■ **To be done**: Copy all lines in which the word "diagram" can be found.
★ ★ ★
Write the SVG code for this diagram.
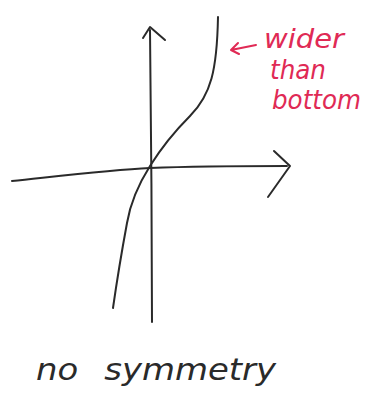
<svg xmlns="http://www.w3.org/2000/svg" width="367" height="396" viewBox="0 0 367 396">
<style>
.ink{fill:none;stroke:#2a2a2a;stroke-width:2;stroke-linecap:round;stroke-linejoin:round}
.red{fill:none;stroke:#e02a55;stroke-width:2;stroke-linecap:round;stroke-linejoin:round}
.rt{fill:#e02a55;font-family:"DejaVu Sans",sans-serif;font-style:oblique;font-size:26px}
.bt{fill:#2a2a2a;font-family:"DejaVu Sans",sans-serif;font-style:oblique;font-size:31px;word-spacing:14px}
</style>
<rect width="367" height="396" fill="#fff"/>
<g id="axes">
<path class="ink" d="M150,30 C151,120 152,230 152,322"/>
<path class="ink" d="M143,38 L150,27 L165,40"/>
<path class="ink" d="M12,181 C60,176 110,170 150,168 C200,166 250,166 287,166"/>
<path class="ink" d="M274,151 L290,166 L268,197"/>
</g>
<g id="curve">
<path class="ink" d="M218,17 C217,70 211,95 190,116 C172,134 160,150 150,166 C138,185 130,205 127,223 C122,250 117,280 113,308"/>
</g>
<g id="annotation">
<path class="red" d="M256,45 L231,50 M238,43 L231,50 L239,54"/>
<text class="rt" x="264" y="48" textLength="80" lengthAdjust="spacingAndGlyphs">wider</text>
<text class="rt" x="270" y="79" textLength="56" lengthAdjust="spacingAndGlyphs">than</text>
<text class="rt" x="272" y="109" textLength="89" lengthAdjust="spacingAndGlyphs">bottom</text>
</g>
<text class="bt" x="36" y="380" textLength="240" lengthAdjust="spacingAndGlyphs">no symmetry</text>
</svg>
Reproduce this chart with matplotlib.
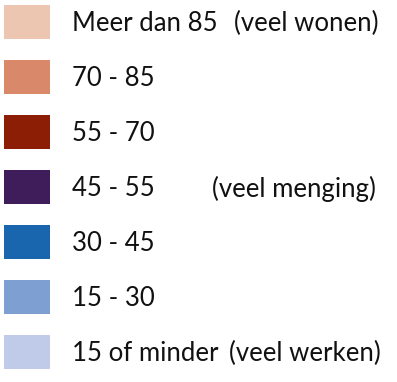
import matplotlib.pyplot as plt
from matplotlib.patches import Rectangle

# legenda: aandeel wonen (%)
labels = ['Meer dan 85', '70 - 85', '55 - 70', '45 - 55', '30 - 45', '15 - 30', '15 of minder']
notes = ['(veel wonen)', '', '', '(veel menging)', '', '', '(veel werken)']
colors = ['#EDC6B1', '#D9896A', '#8B1E04', '#3F1D5B', '#1966AE', '#7E9FD2', '#C0CBE9']

note_x = {0: 234, 3: 212, 6: 229}

fig = plt.figure(figsize=(3.97, 3.82), dpi=100)
ax = fig.add_axes([0, 0, 1, 1])
ax.set_xlim(0, 397)
ax.set_ylim(382, 0)
ax.axis('off')

top, step, h = 5, 55, 34
for i, (lab, note, c) in enumerate(zip(labels, notes, colors)):
    y = top + i * step
    ax.add_patch(Rectangle((4, y), 46, h, facecolor=c, edgecolor='none'))
    ax.text(72, y + h / 2 + 1.5, lab, fontsize=18.5, family='Lato', fontweight='normal',
            color='#111111', va='center', ha='left')
    if note:
        ax.text(note_x[i], y + h / 2 + 1.5, note, fontsize=18.5, family='Lato',
                fontweight='normal', color='#111111', va='center', ha='left')

fig.savefig('out.png', dpi=100)
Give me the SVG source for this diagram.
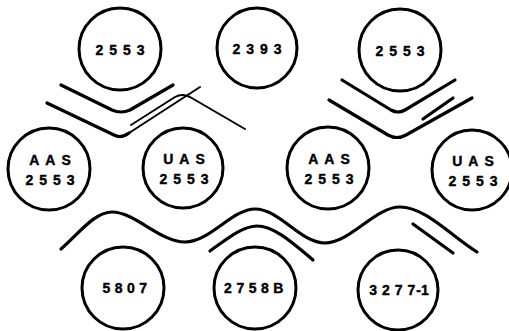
★ ★ ★
■ **Answer to this task**:
Write the SVG code for this diagram.
Give me the SVG source for this diagram.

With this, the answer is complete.